_PROBLEM STATEMENT_
Pictures excluded, return the lines below from the first through the line holding "base = alt.Chart(df)".

_GIVEN DATA_

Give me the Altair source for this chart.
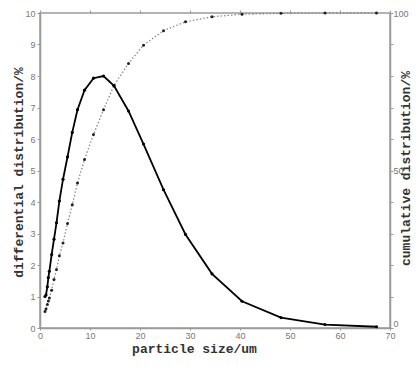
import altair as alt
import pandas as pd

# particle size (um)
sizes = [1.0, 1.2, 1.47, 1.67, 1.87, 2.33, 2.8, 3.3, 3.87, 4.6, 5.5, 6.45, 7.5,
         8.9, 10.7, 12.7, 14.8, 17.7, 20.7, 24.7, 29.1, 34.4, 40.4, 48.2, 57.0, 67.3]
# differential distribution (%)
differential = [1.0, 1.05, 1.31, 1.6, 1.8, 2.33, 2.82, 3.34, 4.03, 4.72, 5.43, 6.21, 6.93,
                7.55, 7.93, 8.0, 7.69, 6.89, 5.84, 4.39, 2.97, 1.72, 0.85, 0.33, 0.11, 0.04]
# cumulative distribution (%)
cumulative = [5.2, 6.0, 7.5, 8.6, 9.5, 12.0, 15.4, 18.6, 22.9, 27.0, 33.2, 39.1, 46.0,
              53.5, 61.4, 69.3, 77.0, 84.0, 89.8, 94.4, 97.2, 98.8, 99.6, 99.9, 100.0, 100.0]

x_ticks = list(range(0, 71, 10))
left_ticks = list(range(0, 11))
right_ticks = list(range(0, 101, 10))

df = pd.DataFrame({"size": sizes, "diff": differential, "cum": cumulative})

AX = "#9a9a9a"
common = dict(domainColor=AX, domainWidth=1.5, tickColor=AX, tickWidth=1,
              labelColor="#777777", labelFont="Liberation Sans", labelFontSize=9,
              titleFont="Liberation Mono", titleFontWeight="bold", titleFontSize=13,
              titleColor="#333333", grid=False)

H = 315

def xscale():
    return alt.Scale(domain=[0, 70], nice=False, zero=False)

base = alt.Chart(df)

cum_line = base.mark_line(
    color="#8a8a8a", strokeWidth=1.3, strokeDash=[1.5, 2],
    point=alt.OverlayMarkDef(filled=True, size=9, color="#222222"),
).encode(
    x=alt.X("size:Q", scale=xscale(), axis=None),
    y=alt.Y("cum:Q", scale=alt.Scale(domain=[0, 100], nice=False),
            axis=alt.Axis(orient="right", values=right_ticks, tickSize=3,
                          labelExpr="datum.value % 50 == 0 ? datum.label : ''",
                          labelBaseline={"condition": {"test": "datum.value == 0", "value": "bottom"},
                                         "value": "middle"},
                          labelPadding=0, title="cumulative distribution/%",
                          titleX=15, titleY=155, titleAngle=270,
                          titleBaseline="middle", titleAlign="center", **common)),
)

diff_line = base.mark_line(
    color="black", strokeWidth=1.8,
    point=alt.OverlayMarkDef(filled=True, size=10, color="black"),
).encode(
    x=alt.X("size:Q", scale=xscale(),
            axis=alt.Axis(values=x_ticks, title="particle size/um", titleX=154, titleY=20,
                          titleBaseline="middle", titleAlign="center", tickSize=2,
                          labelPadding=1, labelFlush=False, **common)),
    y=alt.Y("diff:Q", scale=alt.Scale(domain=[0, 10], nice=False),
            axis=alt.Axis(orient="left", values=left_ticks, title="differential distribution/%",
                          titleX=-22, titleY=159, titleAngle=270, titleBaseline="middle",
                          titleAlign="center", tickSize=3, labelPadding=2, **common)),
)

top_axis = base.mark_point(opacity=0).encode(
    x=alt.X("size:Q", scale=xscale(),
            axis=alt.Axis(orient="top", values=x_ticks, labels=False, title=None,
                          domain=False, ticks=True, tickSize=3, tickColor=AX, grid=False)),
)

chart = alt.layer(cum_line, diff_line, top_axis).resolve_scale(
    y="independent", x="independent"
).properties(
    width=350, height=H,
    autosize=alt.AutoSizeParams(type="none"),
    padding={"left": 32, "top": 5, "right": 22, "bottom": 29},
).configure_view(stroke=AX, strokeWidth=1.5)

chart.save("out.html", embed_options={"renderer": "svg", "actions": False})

_RESULT OF THE EXERCISE_
Give me the Altair source for this chart.
import altair as alt
import pandas as pd

# particle size (um)
sizes = [1.0, 1.2, 1.47, 1.67, 1.87, 2.33, 2.8, 3.3, 3.87, 4.6, 5.5, 6.45, 7.5,
         8.9, 10.7, 12.7, 14.8, 17.7, 20.7, 24.7, 29.1, 34.4, 40.4, 48.2, 57.0, 67.3]
# differential distribution (%)
differential = [1.0, 1.05, 1.31, 1.6, 1.8, 2.33, 2.82, 3.34, 4.03, 4.72, 5.43, 6.21, 6.93,
                7.55, 7.93, 8.0, 7.69, 6.89, 5.84, 4.39, 2.97, 1.72, 0.85, 0.33, 0.11, 0.04]
# cumulative distribution (%)
cumulative = [5.2, 6.0, 7.5, 8.6, 9.5, 12.0, 15.4, 18.6, 22.9, 27.0, 33.2, 39.1, 46.0,
              53.5, 61.4, 69.3, 77.0, 84.0, 89.8, 94.4, 97.2, 98.8, 99.6, 99.9, 100.0, 100.0]

x_ticks = list(range(0, 71, 10))
left_ticks = list(range(0, 11))
right_ticks = list(range(0, 101, 10))

df = pd.DataFrame({"size": sizes, "diff": differential, "cum": cumulative})

AX = "#9a9a9a"
common = dict(domainColor=AX, domainWidth=1.5, tickColor=AX, tickWidth=1,
              labelColor="#777777", labelFont="Liberation Sans", labelFontSize=9,
              titleFont="Liberation Mono", titleFontWeight="bold", titleFontSize=13,
              titleColor="#333333", grid=False)

H = 315

def xscale():
    return alt.Scale(domain=[0, 70], nice=False, zero=False)

base = alt.Chart(df)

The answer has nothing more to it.